_Records_:
--- START ---
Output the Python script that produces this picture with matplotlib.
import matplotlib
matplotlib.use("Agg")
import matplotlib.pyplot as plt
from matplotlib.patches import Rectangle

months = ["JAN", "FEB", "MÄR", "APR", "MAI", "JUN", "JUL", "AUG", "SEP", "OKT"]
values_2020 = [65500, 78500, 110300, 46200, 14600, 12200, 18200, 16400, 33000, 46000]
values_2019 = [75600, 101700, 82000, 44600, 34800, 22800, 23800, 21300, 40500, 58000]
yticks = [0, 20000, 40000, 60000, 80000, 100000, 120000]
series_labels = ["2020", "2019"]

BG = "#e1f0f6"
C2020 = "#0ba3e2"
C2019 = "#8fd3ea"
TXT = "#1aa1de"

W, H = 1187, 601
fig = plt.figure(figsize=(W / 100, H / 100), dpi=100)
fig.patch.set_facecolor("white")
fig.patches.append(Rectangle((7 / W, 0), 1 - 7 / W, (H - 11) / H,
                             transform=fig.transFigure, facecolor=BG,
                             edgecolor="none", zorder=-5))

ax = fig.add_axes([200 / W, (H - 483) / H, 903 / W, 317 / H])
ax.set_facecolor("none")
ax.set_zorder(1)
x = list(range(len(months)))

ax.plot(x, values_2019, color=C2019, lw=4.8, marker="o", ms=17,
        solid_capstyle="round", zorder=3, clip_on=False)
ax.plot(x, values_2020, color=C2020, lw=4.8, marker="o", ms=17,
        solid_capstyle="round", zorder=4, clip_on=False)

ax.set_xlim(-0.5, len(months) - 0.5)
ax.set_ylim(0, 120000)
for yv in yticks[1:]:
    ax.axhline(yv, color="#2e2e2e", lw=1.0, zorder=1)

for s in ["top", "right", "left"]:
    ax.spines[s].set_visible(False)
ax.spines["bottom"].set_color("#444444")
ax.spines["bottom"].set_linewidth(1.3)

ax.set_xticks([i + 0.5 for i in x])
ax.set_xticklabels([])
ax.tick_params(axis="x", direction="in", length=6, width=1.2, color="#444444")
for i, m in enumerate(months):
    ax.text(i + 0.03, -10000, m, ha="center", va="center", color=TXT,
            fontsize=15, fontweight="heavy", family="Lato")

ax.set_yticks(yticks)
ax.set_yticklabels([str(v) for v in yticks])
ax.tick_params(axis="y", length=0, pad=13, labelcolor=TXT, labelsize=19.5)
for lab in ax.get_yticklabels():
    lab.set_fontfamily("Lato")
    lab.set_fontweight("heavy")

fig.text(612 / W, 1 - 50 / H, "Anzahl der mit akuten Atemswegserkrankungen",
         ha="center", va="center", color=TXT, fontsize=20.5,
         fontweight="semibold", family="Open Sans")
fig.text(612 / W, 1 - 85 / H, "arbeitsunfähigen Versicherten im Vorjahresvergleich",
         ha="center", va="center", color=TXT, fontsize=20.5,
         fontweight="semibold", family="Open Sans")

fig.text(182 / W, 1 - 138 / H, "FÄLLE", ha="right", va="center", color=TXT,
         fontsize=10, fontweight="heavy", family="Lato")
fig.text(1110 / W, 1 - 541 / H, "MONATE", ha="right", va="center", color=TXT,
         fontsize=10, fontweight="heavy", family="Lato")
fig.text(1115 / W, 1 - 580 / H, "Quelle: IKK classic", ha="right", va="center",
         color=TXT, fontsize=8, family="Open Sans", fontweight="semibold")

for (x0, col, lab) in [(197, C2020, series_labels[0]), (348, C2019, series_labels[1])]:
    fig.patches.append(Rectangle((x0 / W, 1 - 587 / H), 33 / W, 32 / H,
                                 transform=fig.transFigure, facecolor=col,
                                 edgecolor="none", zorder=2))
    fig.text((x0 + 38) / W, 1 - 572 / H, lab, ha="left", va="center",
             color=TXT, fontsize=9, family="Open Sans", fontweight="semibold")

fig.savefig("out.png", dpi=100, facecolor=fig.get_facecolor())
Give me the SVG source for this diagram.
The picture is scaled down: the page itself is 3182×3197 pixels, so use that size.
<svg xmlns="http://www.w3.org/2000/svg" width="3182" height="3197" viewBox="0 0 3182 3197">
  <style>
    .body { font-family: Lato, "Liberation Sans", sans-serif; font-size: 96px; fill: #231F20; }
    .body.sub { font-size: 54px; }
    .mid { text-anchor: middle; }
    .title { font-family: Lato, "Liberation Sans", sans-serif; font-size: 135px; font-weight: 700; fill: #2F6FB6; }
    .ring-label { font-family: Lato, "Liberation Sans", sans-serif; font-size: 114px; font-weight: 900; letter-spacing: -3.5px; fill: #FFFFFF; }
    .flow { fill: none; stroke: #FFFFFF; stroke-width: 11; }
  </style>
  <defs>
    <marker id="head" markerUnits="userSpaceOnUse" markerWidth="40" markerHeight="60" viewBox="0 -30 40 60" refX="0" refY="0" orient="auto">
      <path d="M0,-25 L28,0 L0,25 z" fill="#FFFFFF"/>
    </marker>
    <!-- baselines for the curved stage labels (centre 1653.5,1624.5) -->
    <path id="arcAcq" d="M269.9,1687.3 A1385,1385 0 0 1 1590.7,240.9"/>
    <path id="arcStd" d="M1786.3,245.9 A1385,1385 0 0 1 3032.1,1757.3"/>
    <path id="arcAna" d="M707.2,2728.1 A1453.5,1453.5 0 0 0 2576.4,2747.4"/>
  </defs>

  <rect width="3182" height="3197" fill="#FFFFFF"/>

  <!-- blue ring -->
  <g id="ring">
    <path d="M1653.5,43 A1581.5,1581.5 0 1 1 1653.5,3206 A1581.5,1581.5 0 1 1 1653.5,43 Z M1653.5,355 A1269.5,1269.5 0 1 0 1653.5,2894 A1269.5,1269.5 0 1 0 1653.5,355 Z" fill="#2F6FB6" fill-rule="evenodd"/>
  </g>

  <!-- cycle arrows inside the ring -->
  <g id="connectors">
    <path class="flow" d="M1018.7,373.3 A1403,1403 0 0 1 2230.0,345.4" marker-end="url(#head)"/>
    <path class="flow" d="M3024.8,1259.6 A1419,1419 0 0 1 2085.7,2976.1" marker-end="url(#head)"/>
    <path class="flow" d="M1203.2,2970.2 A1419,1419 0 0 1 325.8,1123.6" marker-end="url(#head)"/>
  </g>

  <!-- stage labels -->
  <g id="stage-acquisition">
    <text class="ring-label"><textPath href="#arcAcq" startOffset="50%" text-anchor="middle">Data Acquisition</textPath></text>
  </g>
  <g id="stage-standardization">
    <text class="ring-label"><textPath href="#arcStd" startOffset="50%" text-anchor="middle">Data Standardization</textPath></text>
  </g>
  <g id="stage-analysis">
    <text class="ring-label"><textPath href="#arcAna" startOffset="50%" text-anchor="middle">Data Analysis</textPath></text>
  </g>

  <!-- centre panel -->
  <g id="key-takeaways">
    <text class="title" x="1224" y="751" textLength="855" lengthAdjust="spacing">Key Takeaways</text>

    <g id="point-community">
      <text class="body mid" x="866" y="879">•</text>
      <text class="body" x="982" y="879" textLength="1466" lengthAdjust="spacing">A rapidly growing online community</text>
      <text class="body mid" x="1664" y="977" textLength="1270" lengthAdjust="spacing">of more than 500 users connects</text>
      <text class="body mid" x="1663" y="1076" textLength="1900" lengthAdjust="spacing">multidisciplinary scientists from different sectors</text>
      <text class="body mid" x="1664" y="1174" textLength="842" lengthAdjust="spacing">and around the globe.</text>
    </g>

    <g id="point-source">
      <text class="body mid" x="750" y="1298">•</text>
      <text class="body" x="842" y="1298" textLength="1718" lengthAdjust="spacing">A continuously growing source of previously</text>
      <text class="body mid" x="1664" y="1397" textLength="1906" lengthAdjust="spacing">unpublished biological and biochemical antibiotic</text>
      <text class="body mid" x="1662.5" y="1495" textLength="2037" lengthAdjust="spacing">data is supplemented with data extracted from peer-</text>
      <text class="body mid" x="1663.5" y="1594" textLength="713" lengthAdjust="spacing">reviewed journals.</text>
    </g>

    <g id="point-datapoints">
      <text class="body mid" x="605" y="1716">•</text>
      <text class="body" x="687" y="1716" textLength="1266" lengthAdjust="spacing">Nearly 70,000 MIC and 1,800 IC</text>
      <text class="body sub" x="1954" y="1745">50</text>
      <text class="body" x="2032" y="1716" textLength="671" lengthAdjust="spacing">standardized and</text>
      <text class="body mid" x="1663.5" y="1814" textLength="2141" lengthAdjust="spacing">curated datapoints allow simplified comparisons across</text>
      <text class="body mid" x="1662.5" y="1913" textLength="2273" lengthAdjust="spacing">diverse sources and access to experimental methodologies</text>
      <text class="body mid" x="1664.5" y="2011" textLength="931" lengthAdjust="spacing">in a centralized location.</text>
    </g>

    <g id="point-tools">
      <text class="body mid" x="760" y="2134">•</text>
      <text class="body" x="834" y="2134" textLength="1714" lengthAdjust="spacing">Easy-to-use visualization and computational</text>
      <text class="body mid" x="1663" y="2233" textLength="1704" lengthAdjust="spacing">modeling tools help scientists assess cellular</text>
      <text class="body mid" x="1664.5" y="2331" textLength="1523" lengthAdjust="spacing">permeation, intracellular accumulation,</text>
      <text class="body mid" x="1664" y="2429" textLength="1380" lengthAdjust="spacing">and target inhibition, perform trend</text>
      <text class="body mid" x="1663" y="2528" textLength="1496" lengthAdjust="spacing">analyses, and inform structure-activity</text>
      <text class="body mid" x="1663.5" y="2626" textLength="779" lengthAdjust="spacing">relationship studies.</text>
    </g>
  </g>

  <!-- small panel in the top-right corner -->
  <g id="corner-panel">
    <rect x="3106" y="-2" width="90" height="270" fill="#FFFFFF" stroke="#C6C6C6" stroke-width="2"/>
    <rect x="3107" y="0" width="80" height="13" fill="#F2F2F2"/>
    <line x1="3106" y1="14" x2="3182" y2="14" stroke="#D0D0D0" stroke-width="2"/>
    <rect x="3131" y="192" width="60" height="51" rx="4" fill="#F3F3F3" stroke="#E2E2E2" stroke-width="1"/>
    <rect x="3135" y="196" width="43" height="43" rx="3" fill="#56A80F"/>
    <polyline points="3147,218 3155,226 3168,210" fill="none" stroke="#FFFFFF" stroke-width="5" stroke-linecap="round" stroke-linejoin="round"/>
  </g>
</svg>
--- END ---
List all lines where "matplotlib" occurs.

Output the Python script that produces this picture with matplotlib.
import matplotlib
matplotlib.use("Agg")
import matplotlib.pyplot as plt
from matplotlib.patches import Rectangle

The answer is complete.